> _Provided material_:
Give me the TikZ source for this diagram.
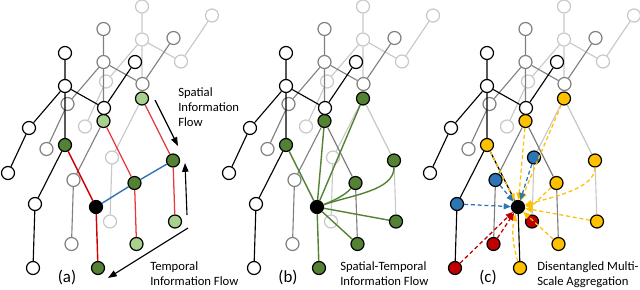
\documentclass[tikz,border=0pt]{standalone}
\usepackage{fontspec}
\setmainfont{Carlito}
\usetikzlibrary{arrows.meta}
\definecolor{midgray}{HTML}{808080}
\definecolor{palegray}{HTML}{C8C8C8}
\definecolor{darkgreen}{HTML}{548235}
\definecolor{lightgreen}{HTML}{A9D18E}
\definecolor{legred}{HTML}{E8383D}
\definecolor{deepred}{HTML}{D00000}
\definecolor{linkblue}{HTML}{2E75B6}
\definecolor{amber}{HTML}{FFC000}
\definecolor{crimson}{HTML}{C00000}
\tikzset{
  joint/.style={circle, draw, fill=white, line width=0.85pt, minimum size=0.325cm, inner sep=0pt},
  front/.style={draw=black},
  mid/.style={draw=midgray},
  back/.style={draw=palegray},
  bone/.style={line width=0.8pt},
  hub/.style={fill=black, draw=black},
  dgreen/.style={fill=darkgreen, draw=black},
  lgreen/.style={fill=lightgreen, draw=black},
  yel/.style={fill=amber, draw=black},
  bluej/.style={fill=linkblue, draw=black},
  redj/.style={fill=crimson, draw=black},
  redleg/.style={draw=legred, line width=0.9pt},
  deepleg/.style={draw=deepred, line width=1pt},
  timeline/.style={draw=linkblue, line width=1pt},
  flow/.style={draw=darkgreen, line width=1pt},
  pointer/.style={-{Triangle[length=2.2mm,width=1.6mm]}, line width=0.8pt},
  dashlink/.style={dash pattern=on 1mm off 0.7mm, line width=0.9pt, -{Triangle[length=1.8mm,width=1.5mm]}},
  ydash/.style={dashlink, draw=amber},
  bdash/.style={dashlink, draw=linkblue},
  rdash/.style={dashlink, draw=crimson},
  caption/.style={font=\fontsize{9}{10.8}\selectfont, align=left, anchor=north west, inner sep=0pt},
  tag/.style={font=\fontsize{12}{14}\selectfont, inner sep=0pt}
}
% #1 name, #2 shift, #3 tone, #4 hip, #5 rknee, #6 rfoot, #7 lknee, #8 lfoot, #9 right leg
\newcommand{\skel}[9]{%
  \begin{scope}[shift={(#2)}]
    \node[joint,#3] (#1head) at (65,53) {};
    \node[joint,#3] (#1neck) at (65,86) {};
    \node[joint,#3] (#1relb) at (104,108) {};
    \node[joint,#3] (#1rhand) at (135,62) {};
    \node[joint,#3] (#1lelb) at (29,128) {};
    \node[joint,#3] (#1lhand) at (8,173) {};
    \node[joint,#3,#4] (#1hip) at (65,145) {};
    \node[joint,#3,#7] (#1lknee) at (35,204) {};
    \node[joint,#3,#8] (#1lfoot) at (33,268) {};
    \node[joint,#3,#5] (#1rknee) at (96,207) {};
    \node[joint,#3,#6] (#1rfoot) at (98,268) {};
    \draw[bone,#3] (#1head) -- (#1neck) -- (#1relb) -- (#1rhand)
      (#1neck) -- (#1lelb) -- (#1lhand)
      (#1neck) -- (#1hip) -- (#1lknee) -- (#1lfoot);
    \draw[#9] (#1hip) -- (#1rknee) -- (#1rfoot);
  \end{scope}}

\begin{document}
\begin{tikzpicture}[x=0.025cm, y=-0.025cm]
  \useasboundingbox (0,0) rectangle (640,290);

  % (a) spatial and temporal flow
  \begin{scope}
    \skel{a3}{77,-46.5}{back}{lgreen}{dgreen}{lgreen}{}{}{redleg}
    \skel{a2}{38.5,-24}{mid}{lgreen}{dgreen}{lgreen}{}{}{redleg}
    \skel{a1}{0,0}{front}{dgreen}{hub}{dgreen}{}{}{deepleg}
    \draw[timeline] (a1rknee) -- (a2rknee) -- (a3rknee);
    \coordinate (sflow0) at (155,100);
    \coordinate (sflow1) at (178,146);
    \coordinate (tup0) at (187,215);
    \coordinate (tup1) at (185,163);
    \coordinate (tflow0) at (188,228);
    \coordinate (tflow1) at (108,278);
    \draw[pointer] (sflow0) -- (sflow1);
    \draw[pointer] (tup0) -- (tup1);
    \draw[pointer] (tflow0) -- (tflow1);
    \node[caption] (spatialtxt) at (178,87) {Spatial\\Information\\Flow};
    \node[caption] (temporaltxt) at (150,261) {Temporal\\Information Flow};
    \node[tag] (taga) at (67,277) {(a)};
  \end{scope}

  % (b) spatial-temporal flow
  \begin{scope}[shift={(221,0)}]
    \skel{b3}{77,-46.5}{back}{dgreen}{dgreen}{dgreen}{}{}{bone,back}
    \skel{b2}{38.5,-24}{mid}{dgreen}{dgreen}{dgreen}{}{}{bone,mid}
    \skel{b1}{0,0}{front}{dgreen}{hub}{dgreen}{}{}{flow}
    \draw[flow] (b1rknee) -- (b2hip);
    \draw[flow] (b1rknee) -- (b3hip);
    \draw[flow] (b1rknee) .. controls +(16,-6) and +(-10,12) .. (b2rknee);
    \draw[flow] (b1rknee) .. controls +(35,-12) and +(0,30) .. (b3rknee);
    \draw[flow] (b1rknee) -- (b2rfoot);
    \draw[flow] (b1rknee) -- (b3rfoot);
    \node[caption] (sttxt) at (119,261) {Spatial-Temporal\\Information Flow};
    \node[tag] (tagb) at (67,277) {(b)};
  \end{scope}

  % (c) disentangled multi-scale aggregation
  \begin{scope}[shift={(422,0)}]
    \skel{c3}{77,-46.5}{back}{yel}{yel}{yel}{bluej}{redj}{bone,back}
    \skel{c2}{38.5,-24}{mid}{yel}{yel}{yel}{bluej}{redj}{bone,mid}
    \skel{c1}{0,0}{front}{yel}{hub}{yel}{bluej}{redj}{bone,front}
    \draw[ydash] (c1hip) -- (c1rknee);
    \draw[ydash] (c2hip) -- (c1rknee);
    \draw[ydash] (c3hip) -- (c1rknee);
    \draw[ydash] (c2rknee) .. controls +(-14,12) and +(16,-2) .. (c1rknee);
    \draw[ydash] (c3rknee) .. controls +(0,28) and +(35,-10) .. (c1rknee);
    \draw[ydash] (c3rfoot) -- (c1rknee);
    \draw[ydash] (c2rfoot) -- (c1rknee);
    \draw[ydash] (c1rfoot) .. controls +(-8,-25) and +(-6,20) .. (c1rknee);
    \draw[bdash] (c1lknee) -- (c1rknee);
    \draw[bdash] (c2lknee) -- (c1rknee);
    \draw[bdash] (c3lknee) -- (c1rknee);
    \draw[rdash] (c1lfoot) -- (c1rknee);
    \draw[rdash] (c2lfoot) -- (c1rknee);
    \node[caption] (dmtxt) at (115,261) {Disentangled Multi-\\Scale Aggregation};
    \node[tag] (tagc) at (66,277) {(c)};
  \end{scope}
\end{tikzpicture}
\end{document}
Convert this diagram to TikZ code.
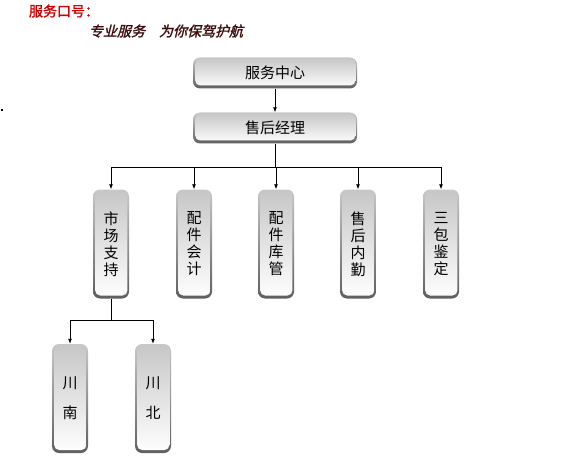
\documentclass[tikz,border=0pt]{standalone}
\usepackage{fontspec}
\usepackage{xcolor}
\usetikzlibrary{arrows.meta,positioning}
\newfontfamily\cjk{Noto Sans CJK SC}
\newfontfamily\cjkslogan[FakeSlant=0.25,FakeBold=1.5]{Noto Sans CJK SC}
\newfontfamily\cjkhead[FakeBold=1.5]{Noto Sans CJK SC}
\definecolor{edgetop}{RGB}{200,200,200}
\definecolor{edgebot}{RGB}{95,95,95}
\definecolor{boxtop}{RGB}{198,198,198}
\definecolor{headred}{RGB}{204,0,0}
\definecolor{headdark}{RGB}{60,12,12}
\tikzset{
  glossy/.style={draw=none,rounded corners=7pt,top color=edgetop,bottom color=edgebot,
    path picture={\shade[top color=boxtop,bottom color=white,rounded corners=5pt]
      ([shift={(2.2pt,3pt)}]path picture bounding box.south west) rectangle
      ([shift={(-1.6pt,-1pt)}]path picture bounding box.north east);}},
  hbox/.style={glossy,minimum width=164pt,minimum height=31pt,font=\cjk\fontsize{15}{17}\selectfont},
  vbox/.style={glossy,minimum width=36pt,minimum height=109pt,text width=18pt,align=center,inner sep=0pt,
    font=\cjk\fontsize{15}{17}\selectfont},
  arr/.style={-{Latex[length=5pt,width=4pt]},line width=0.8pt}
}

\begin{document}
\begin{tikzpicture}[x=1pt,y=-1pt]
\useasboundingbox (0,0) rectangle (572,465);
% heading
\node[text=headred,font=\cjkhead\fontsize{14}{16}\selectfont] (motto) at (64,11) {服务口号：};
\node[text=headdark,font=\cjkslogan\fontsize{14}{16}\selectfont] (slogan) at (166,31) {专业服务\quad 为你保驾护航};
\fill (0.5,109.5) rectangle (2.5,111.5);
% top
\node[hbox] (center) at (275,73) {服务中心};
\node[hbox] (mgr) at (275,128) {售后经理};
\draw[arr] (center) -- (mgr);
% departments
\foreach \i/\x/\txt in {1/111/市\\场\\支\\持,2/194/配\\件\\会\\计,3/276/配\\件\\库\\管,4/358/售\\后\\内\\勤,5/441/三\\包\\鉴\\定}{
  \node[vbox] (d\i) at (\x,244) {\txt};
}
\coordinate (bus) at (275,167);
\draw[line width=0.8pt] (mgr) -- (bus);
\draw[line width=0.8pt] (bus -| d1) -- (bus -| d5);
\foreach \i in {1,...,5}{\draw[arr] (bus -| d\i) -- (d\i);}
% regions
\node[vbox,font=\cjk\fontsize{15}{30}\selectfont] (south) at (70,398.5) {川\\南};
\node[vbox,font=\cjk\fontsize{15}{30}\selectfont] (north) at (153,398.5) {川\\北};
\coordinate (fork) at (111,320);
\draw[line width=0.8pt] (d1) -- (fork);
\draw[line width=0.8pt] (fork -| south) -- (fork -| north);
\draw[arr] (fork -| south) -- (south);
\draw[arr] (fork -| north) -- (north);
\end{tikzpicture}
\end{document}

> _What to do_:
Search the entries for the word "diagram" and pick out every line that holds it.

> _Solution to this problem_:
Give me the TikZ source for this diagram.
Convert this diagram to TikZ code.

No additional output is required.